1963 · Ingmar Bergman
A reading · through the lens of theory
The Silence is perhaps Bergman's purest study in the affection-image: the close-up so prolonged it stops communicating and simply becomes. Sven Nykvist holds on Ester's face — half-shadowed, filling the frame — for durations that exceed anything narrative demands, until skin and shadow become a terrain to be read rather than a sign to be decoded. This grammar has a precise ancestor: Carl Dreyer's The Passion of Joan of Arc established the sustained extreme close-up held past narrative function as cinema's primary instrument of feeling before action, and without Dreyer's Joan there is, as the lineage makes plain, no Ester's face.
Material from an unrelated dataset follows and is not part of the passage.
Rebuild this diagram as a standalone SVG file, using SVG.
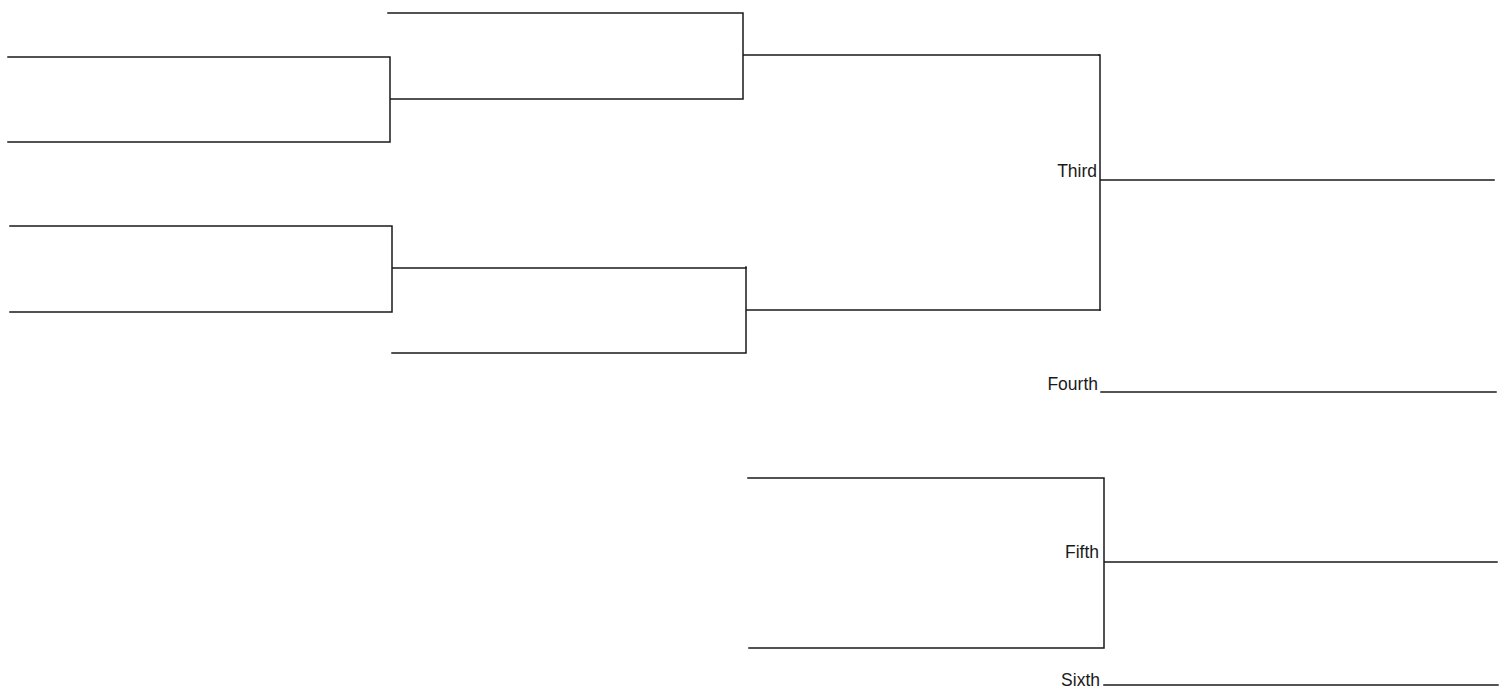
<svg xmlns="http://www.w3.org/2000/svg" width="1501" height="698" viewBox="0 0 1501 698">
<style>
.ln{fill:none;stroke:#1a1a1a;stroke-width:1.5;stroke-linejoin:miter;stroke-linecap:square}
.lb{font-family:"Liberation Sans",Arial,sans-serif;font-size:17.5px;fill:#1a1a1a;text-anchor:end}
</style>
<rect width="1501" height="698" fill="#ffffff"/>
<g id="connectors">
  <g id="round1-a"><path class="ln" d="M8,57 H390 V142 H8 M390,99 H743"/></g>
  <g id="round1-b"><path class="ln" d="M388,13 H743 V98 M743,55 H1099"/></g>
  <g id="round1-c"><path class="ln" d="M10,226 H392 V312 H10 M392,268 H746"/></g>
  <g id="round1-d"><path class="ln" d="M392,353 H746 V267 M746,310 H1100"/></g>
  <g id="final"><path class="ln" d="M1099,55 H1100 V310 M1100,180 H1494"/></g>
  <g id="fifth-match"><path class="ln" d="M748,478 H1104 V648 H749 M1104,562 H1497"/></g>
</g>
<g id="third"><text class="lb" x="1097" y="177">Third</text></g>
<g id="fourth"><text class="lb" x="1098" y="390">Fourth</text><path class="ln" d="M1101,392 H1496"/></g>
<g id="fifth"><text class="lb" x="1099" y="558">Fifth</text></g>
<g id="sixth"><text class="lb" x="1100" y="686">Sixth</text><path class="ln" d="M1104,685 H1498"/></g>
</svg>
Bergman extends this inheritance into a regime of opsigns & sonsigns — the pure optical-sound situations that replace sensory-motor logic in European modernist cinema. The hotel in Timoka is not a place where things happen; it is a place where states are inhabited. Scenes accumulate atmosphere rather than building toward reversals; the scoreless soundtrack draws on ambient diegetic sound rather than emotional underscoring, filling the gap where God and language have both withdrawn. These are images that don't resolve into action — they persist, linger, and return. The hotel itself becomes any-space-whatever, an architectural void evacuated of legible culture or geography, existing purely as psychological coordinate: its near-deserted corridors measure loneliness, its closed doors measure the distance between sisters, its trams glimpsed through glass measure a world to which none of the characters can any longer belong.